# What you should do:
Only the lines from the start of the data through the line containing "const centerLabel = '33 KM | 83 MIN*';" should be written out, exactly as they are, with both ends included and the pictures left out.
======
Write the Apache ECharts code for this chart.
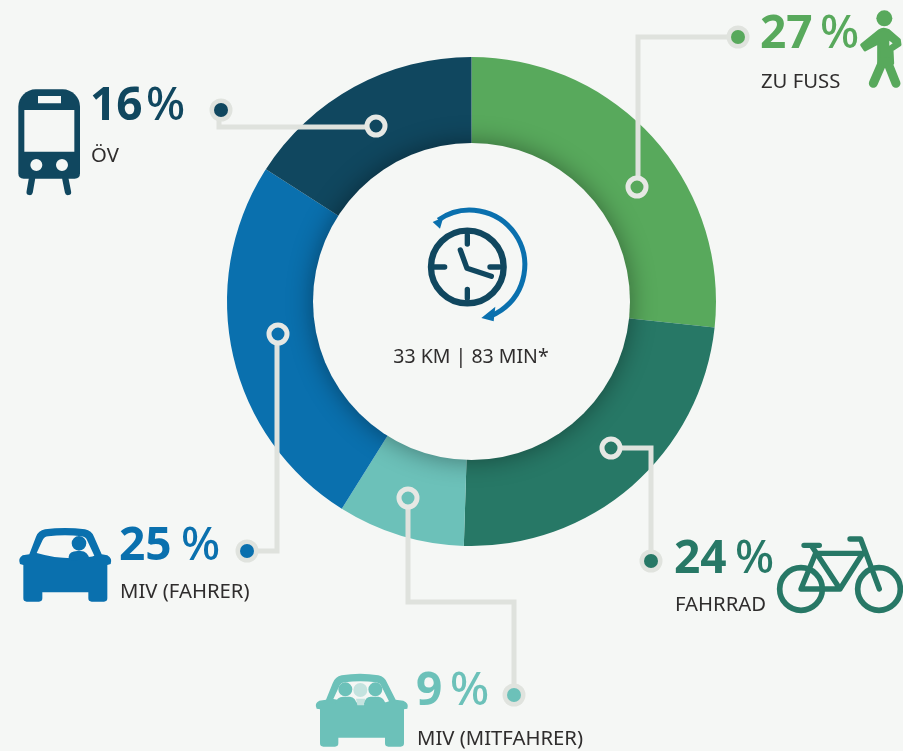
<!DOCTYPE html>
<html><head><meta charset="utf-8">
<style>html,body{margin:0;padding:0;background:#f5f7f5}#c{width:903px;height:751px}</style>
<script src="https://cdn.jsdelivr.net/npm/echarts@6/dist/echarts.min.js"></script>
</head><body><div id="c"></div>
<script>
const categories = ['ZU FUSS','FAHRRAD','MIV (MITFAHRER)','MIV (FAHRER)','ÖV'];
const printedPercent = [27,24,9,25,16];
const sliceShares = [26.7,23.8,8.4,25.2,15.9];
const colors = ['#58a95c','#277866','#6cc1b9','#0a70ae','#10475f'];
const centerLabel = '33 KM | 83 MIN*';

const BG='#f5f7f5', LINE='#dfe2dd', TXT='#2f2d2d';
const chart = echarts.init(document.getElementById('c'));
const Z=100;
const els=[];
let n=0;
function p(ox,oy,d,style,z){
  const name='icon'+(n++);
  echarts.graphic.registerShape(name, echarts.graphic.extendPath(d,{}));
  els.push({type:name,x:ox,y:oy,scaleX:1/3,scaleY:1/3,z:z||Z+2,style:Object.assign({fill:'none'},style)});
}
function leader(points,ring,dot,color){
  els.push({type:'polyline',z:Z,shape:{points},style:{stroke:LINE,lineWidth:5,fill:null}});
  els.push({type:'circle',z:Z+1,shape:{cx:ring[0],cy:ring[1],r:9},style:{fill:color,stroke:'#e6e8e4',lineWidth:5}});
  els.push({type:'circle',z:Z+1,shape:{cx:dot[0],cy:dot[1],r:11.5},style:{fill:'#e0e3de'}});
  els.push({type:'circle',z:Z+2,shape:{cx:dot[0],cy:dot[1],r:7},style:{fill:color}});
}
function label(i,x,y,px,ny){
  els.push({type:'text',z:Z+2,x:x,y:y,style:{text:String(printedPercent[i]),fill:colors[i],font:'bold 46px "Noto Sans"',verticalAlign:'middle',align:'left'}});
  els.push({type:'text',z:Z+2,x:px,y:y,style:{text:'%',fill:colors[i],font:'500 46px "Noto Sans"',verticalAlign:'middle',align:'left'}});
  els.push({type:'text',z:Z+2,x:x+1,y:ny,style:{text:categories[i],fill:TXT,font:'20.3px "Noto Sans"',verticalAlign:'middle',align:'left'}});
}
// inner disk
els.push({type:'circle',z:Z-1,shape:{cx:471.5,cy:301.5,r:158.5},style:{fill:BG,shadowBlur:26,shadowColor:'rgba(0,0,0,0.4)'}});
// leaders
leader([[738,37],[638,37],[638,187]],[637,187],[738,37],colors[0]);
leader([[611,448],[651,448],[651,561]],[611,448],[651,561],colors[1]);
leader([[408,498],[408,602],[514,602],[514,695]],[408,498],[514,695],colors[2]);
leader([[277,334],[277,551],[247,551]],[278,334],[247,551],colors[3]);
leader([[376,127],[219,127],[219,110]],[376,126],[221,110],colors[4]);
// labels
label(0,760,35,820,82);
label(1,674,560,735,605.5);
label(2,416,692,450,739);
label(3,119,546.5,181,592);
label(4,90,107,146,156);
// centre text
els.push({type:'text',z:Z+2,x:471,y:357,style:{text:centerLabel,fill:TXT,font:'19.5px "Noto Sans"',align:'center',verticalAlign:'middle'}});

// clock (zoom coords, origin 370,190)
const NAVY=colors[4], BLUE=colors[3];
p(370,190,'M292 122A109 109 0 1 1 291.9 122Z',{stroke:NAVY,lineWidth:19});
p(370,190,'M292 135V162M292 298V325M192 231H224M360 231H388M271 180L291 235L364 259',{stroke:NAVY,lineWidth:16,lineCap:'round',lineJoin:'round'});
p(370,190,'M205 90A165 165 0 1 1 362 378',{stroke:BLUE,lineWidth:15});
p(370,190,'M334 384L376 350L371 394Z M188 96L220 82L210 116Z',{fill:BLUE});

// train (origin 0,70)
p(0,70,'M55 110A52 52 0 0 1 107 58H188A52 52 0 0 1 240 110V310Q240 326 224 326H71Q55 326 55 310Z',{fill:NAVY});
p(0,70,'M73 120H223V245H73ZM114 78H183V100H114Z',{fill:BG});
p(0,70,'M91 285a18 18 0 1 0 36 0a18 18 0 1 0 -36 0ZM168 285a18 18 0 1 0 36 0a18 18 0 1 0 -36 0Z',{fill:BG});
p(0,70,'M96 326L89 366M196 326L204 366',{stroke:NAVY,lineWidth:19,lineCap:'round'});

// person (origin 620,0)
const G=colors[0];
p(620,0,'M769 55a24 24 0 1 0 48 0a24 24 0 1 0 -48 0Z',{fill:G});
p(620,0,'M778 92Q790 84 806 92L838 120L840 134L816 150L818 190H776L776 128L735 150L725 135Z',{fill:G,stroke:G,lineWidth:9,lineJoin:'round'});
p(620,0,'M788 185L760 250M802 185L828 250',{stroke:G,lineWidth:27,lineCap:'round'});
p(620,0,'M808 122L818 130L808 137Z',{fill:BG});

// bike (origin 630,520)
const D=colors[1];
p(630,520,'M449 207a64 64 0 1 0 128 0a64 64 0 1 0 -128 0ZM683 207a64 64 0 1 0 128 0a64 64 0 1 0 -128 0Z',{stroke:D,lineWidth:17});
p(630,520,'M522 76H568M545 78L630 207H513L557 100H698L630 207M660 57H692L748 207',{stroke:D,lineWidth:16,lineCap:'round',lineJoin:'round'});

// blue car (origin 0,510)
p(0,510,'M70 165L60 162Q53 145 68 136L88 133L108 80Q115 62 135 58Q195 50 255 58Q275 62 282 80L305 133L322 136Q338 145 332 162L322 165V265Q322 275 312 275H275Q265 275 265 265V247H127V265Q127 275 117 275H80Q70 275 70 265Z',{fill:BLUE});
p(0,510,'M110 129L128 90Q133 80 145 79Q195 73 245 79Q257 80 262 92L283 137Q280 139 265 141Q190 152 110 129Z',{fill:BG});
p(0,510,'M215 100a22 22 0 1 0 44 0a22 22 0 1 0 -44 0ZM206 152V140Q208 124 232 123H242Q264 124 268 147Z',{fill:BLUE});

// teal car (origin 300,650)
const T=colors[2];
p(300,650,'M60 178L50 176Q42 160 58 152L78 149L98 100Q105 80 125 76Q180 66 235 76Q255 80 262 100L287 149L310 152Q328 160 322 176L312 178V280Q312 290 302 290H265Q255 290 255 280V263H115V280Q115 290 105 290H70Q60 290 60 280Z',{fill:T});
p(300,650,'M100 147L118 108Q123 98 135 97Q180 91 228 97Q240 98 245 110L267 154L258 157Q180 164 100 147Z',{fill:BG});
p(300,650,'M160 120a21 21 0 1 0 42 0a21 21 0 1 0 -42 0ZM168 146H196L192 166H172Z',{fill:'#c4e3df'});
p(300,650,'M115 118a21 21 0 1 0 42 0a21 21 0 1 0 -42 0ZM205 118a21 21 0 1 0 42 0a21 21 0 1 0 -42 0Z',{fill:T});
p(300,650,'M106 162Q110 140 130 140H150Q167 143 170 162ZM192 162Q196 140 212 140H235Q252 143 257 162Z',{fill:T});

chart.setOption({
  animation:false,
  backgroundColor:BG,
  series:[{
    type:'pie',
    center:[471.5,301.5],
    radius:[150,244.5],
    startAngle:90,
    clockwise:true,
    silent:true,
    label:{show:false},
    labelLine:{show:false},
    itemStyle:{borderWidth:0},
    data:categories.map((c,i)=>({name:c,value:sliceShares[i],itemStyle:{color:colors[i]}}))
  }],
  graphic:{elements:els}
});
</script></body></html>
======
# Result of this task:
Write the Apache ECharts code for this chart.
<!DOCTYPE html>
<html><head><meta charset="utf-8">
<style>html,body{margin:0;padding:0;background:#f5f7f5}#c{width:903px;height:751px}</style>
<script src="https://cdn.jsdelivr.net/npm/echarts@6/dist/echarts.min.js"></script>
</head><body><div id="c"></div>
<script>
const categories = ['ZU FUSS','FAHRRAD','MIV (MITFAHRER)','MIV (FAHRER)','ÖV'];
const printedPercent = [27,24,9,25,16];
const sliceShares = [26.7,23.8,8.4,25.2,15.9];
const colors = ['#58a95c','#277866','#6cc1b9','#0a70ae','#10475f'];
const centerLabel = '33 KM | 83 MIN*';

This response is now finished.